While suspension, debarment and proposed debarment all accompany different legal standards and serve different purposes for the government, the effect on contractors is the same in each case: they’re immediately placed on government’s excluded parties list system (EPLS) and generally can’t get any new government contracts or task orders until they’re taken off by the agency that put them there. States, local governments and even private lenders monitor the publicly- accessible system as well to monitor for shady vendors and potential credit risks.

But that last category, “notices of proposed debarment,” presents serious problems for the due process rights of contractors, according to some attorneys who represent government vendors.

“You could go home today and open your mailbox and get a letter that says you’ve been proposed for debarment. The impact of that is you can’t do business with anyone in the federal government as of right now,” said Rob Burton, a former official in the Office of Federal Procurement Policy who is now a partner at the Venable law firm. “You have not had the opportunity to present any information to the government. You have not had the opportunity to defend yourself in any way. But the ultimate result is debarment until the process is completed and a final determination is made as to your present responsibility. And it could be a long ‘until.’ These government folks are busy.”

Shaw said courts have upheld the practice, and his office does send out notices of proposed debarment without discussing the matter with a vendor ahead of time. But he said he shares Burton’s concern.

“And because of that, we’re extremely aggressive about getting to the bottom of these cases very quickly,” he said. “The timing on these is really driven by the contractor. There are several cases I can think of right now where we’ve taken a contractor off of the list within two days because they’ve come to us with a good story about remedial measures. We look at this very quickly.”

Normand Lussier, the associate general counsel for contractor responsibility at the Defense Logistics Agency, is also not persuaded by industry complaints about the fairness of the proposed debarment process.

“Someone who says that this is the first time they’ve heard of a problem is being somewhat disingenuous,” he said. “The reason we would issue a notice of proposed debarment is because they’ve had a history of poor performance. Most companies know when they’ve delivered the wrong item over a series of contracts.”

DLA is also a huge user of the government’s suspension and debarment process. Its numbers were second only to the Army in fiscal year 2011. Lussier said that’s partially a result of the fact that DLA does a whole lot of contracting. It buys all of the military’s spare parts, all of DoD’s fuel and all of its depot-level repairable items. That adds up to 10,000 contracts each day.

“Congress and the American taxpayer, quite rightly, don’t want to spend the public’s money with contractors who have engaged in misconduct or who are delivering the wrong item over and over again. It’s embarrassing, and it’s wrong.” Lussier said. “There are lots of very good, reliable, legitimate businesses who deliver the right items.
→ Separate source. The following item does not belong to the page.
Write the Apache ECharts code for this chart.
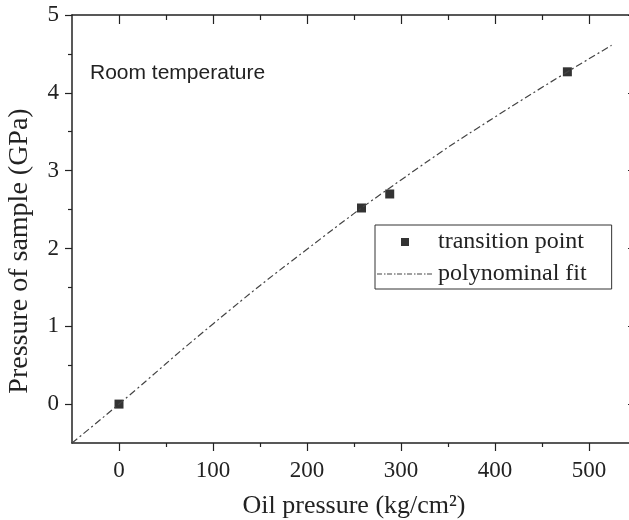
<!DOCTYPE html>
<html>
<head>
<meta charset="utf-8">
<script src="https://cdn.jsdelivr.net/npm/echarts@6/dist/echarts.min.js"></script>
<style>
  html, body { margin: 0; padding: 0; background: #fff; }
  #container { width: 629px; height: 520px; }
</style>
</head>
<body>
<div id="container"></div>
<script>
  // measured transition points: oil pressure (kg/cm2) -> sample pressure (GPa)
  var pointX = [0, 258, 288, 477];
  var pointY = [0, 2.52, 2.70, 4.27];

  // fit curve
  var fitX = [-50, 0, 100, 200, 300, 400, 524];
  var fitY = [-0.5, 0.0, 1.03, 1.99, 2.88, 3.69, 4.61];

  var xMajor = [0, 100, 200, 300, 400, 500];
  var xMinor = [50, 150, 250, 350, 450, 550];
  var yMajor = [0, 1, 2, 3, 4, 5];
  var yMinor = [0.5, 1.5, 2.5, 3.5, 4.5];

  var serif = 'Liberation Serif';
  var ink = '#222';

  // legend icons (56 x 9 box, degenerate corners keep the box size)
  var corners = 'M0,0L0,0M56,9L56,9';
  var squareIcon = 'path://' + corners + 'M24,0.5h8v8h-8z';
  var dashDotIcon = 'path://' + corners +
    'M0,4h5v1h-5zM7,4h1.5v1h-1.5zM10,4h5v1h-5zM17,4h1.5v1h-1.5zM20,4h5v1h-5zM27,4h1.5v1h-1.5z' +
    'M30,4h5v1h-5zM37,4h1.5v1h-1.5zM40,4h5v1h-5zM47,4h1.5v1h-1.5zM50,4h5v1h-5z';

  var dom = document.getElementById('container');
  var myChart = echarts.init(dom, null, { renderer: 'canvas' });

  function xAx(pos, ticks, len, inside, showLine, showLabel) {
    return {
      type: 'value', position: pos, min: -50, max: 550,
      axisLine: { show: showLine, onZero: false, lineStyle: { color: ink, width: 1.5 } },
      axisTick: { customValues: ticks, length: len, inside: inside, lineStyle: { color: ink, width: 1.2 } },
      axisLabel: showLabel ? { customValues: ticks, margin: 16, fontFamily: serif, fontSize: 23, color: ink } : { show: false },
      splitLine: { show: false }
    };
  }
  function yAx(pos, ticks, len, inside, showLine, showLabel) {
    return {
      type: 'value', position: pos, min: -0.5, max: 5,
      axisLine: { show: showLine, onZero: false, lineStyle: { color: ink, width: 1.5 } },
      axisTick: { customValues: ticks, length: len, inside: inside, lineStyle: { color: ink, width: 1.2 } },
      axisLabel: showLabel ? { customValues: ticks, margin: 13, fontFamily: serif, fontSize: 23, color: ink } : { show: false },
      splitLine: { show: false }
    };
  }

  var xAxes = [
    xAx('bottom', xMajor, 8, false, true, true),
    xAx('bottom', xMinor, 4, false, false, false),
    xAx('top', xMajor, 9, true, true, false),
    xAx('top', xMinor, 5, true, false, false)
  ];
  xAxes[0].name = 'Oil pressure (kg/cm²)';
  xAxes[0].nameLocation = 'middle';
  xAxes[0].nameGap = 50;
  xAxes[0].nameTextStyle = { fontFamily: serif, fontSize: 26, color: ink };

  var yAxes = [
    yAx('left', yMajor, 7, false, true, true),
    yAx('left', yMinor, 4, false, false, false),
    yAx('right', yMajor, 8, true, true, false),
    yAx('right', yMinor, 4, true, false, false)
  ];
  yAxes[0].name = 'Pressure of sample (GPa)';
  yAxes[0].nameLocation = 'middle';
  yAxes[0].nameGap = 38;
  // title sits a little below the axis middle in the original
  yAxes[0].nameTextStyle = { fontFamily: serif, fontSize: 28, color: ink, padding: [0, 44, 0, 0] };

  var option = {
    animation: false,
    title: {
      text: 'Room temperature',
      left: 85, top: 58,
      textStyle: { fontFamily: 'Liberation Sans', fontSize: 21, fontWeight: 'normal', color: ink }
    },
    legend: {
      orient: 'vertical',
      left: 375, top: 225,
      padding: [5, 25, 3, 2],
      borderColor: '#333', borderWidth: 1,
      itemWidth: 56, itemHeight: 9, itemGap: 8,
      textStyle: { fontFamily: serif, fontSize: 24, color: ink },
      data: [
        { name: 'transition point', icon: squareIcon, itemStyle: { color: '#000' } },
        { name: 'polynominal fit', icon: dashDotIcon, itemStyle: { color: '#444' } }
      ]
    },
    grid: { left: 72, top: 15, right: -7, bottom: 77, containLabel: false, outerBoundsMode: 'none' },
    xAxis: xAxes,
    yAxis: yAxes,
    series: [
      {
        name: 'polynominal fit',
        type: 'line',
        smooth: true,
        showSymbol: false,
        symbol: 'none',
        data: fitX.map(function (x, i) { return [x, fitY[i]]; }),
        lineStyle: { color: '#444', width: 1.2, type: [7, 3, 2, 3] },
        itemStyle: { color: '#444' }
      },
      {
        name: 'transition point',
        type: 'scatter',
        symbol: 'rect',
        symbolSize: 9,
        data: pointX.map(function (x, i) { return [x, pointY[i]]; }),
        itemStyle: { color: '#000' }
      }
    ]
  };

  myChart.setOption(option);
  window.addEventListener('resize', myChart.resize);
</script>
</body>
</html>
So we should avoid those who don’t.”

Lingering effect of suspension and debarment

But private attorneys say they’re seeing more and more suspension and debarment cases that hinge on actions that have nothing to do with current government contracts.

Fred Levy, a partner at the firm McKenna, Long and Aldridge and who co-chairs the American Bar Association’s Committee on Debarment and Suspension said he, like Styles, is representing more clients who were suspended or debarred because of issues having nothing to do with procurement.

Fred Levy, partner, McKenna, Long and Aldridge
And sometimes because of issues that took place long ago.

“I’ve had situations where a company was suspended based on events that happened several years earlier,” he said. “Unbeknownst to the suspension and debarment official involved, the company had totally cleaned house. All of the offending employees were gone, all of the officers were gone, even many of the board members were changed over. It was an entirely new company that’s implemented extensive ethics and compliance measures. And a year and a half after making all of those changes, they found themselves suspended.”

Among the experts interviewed by Federal News Radio on the topic of suspension and debarment both inside and outside of government, one common point is agreed upon: legislative provisions that automatically suspend contractors and take away agencies’ discretion are a bad idea.

Several such provisions were inserted by Congress into the 2012 appropriations bills that took effect in January, automatically barring companies and individuals from government work if they were convicted of any criminal offense in the past two years. To get past those particular prohibitions, contractors must prove themselves individually to the suspension and debarment official of any agency they want to do business with.

That’s a divergence from the federal government’s usual suspension and debarment process in which a “lead agency” takes charge of whether or not a given vendor should be blacklisted for a given period of time.

“It flips what’s in place right now,” the Air Force’s Shaw said. “What’s in place right now enables the debarring official to make that determination in advance and with their own discretion. The more we work toward these automatic exclusions, the more difficult it is to fight fraud.”

Levy said many agencies aren’t sure how they’re supposed to follow the new processes, which only applies to certain agencies and varies depending on which slice of the federal appropriations pie went into a given contract.

He said in one recent case, an agency errantly debarred his client because it shared the same name with a company that had accepted a guilty plea to an environmental violation.

“This agency misunderstood, overreached and just said ‘company X’ can’t get work with the government,” he said. “This company was in a position of having to almost furlough workers until the fifth agency they had to deal with finally made a determination that it was OK for them to get government work. This has real, practical effects to people who have no involvement with any wrongdoing.”

A second legislative proposal that the contracting industry opposed would have automatically suspended contractors who were accused by the government of criminal violations.

On Wednesday, when Sens. Claire McCaskill (D-Mo.), Jim Webb (D-Va.) and several co-sponsors reintroduced their wartime contracting reform bill, that provision was toned down. Aides said lawmakers wanted to make sure the anti-fraud provisions were as strong as possible without hurting the government’s mission in contingency operations. Under the revised bill, indicted contractors would be required to go before a suspension and debarment official for consideration, but would not be automatically suspended.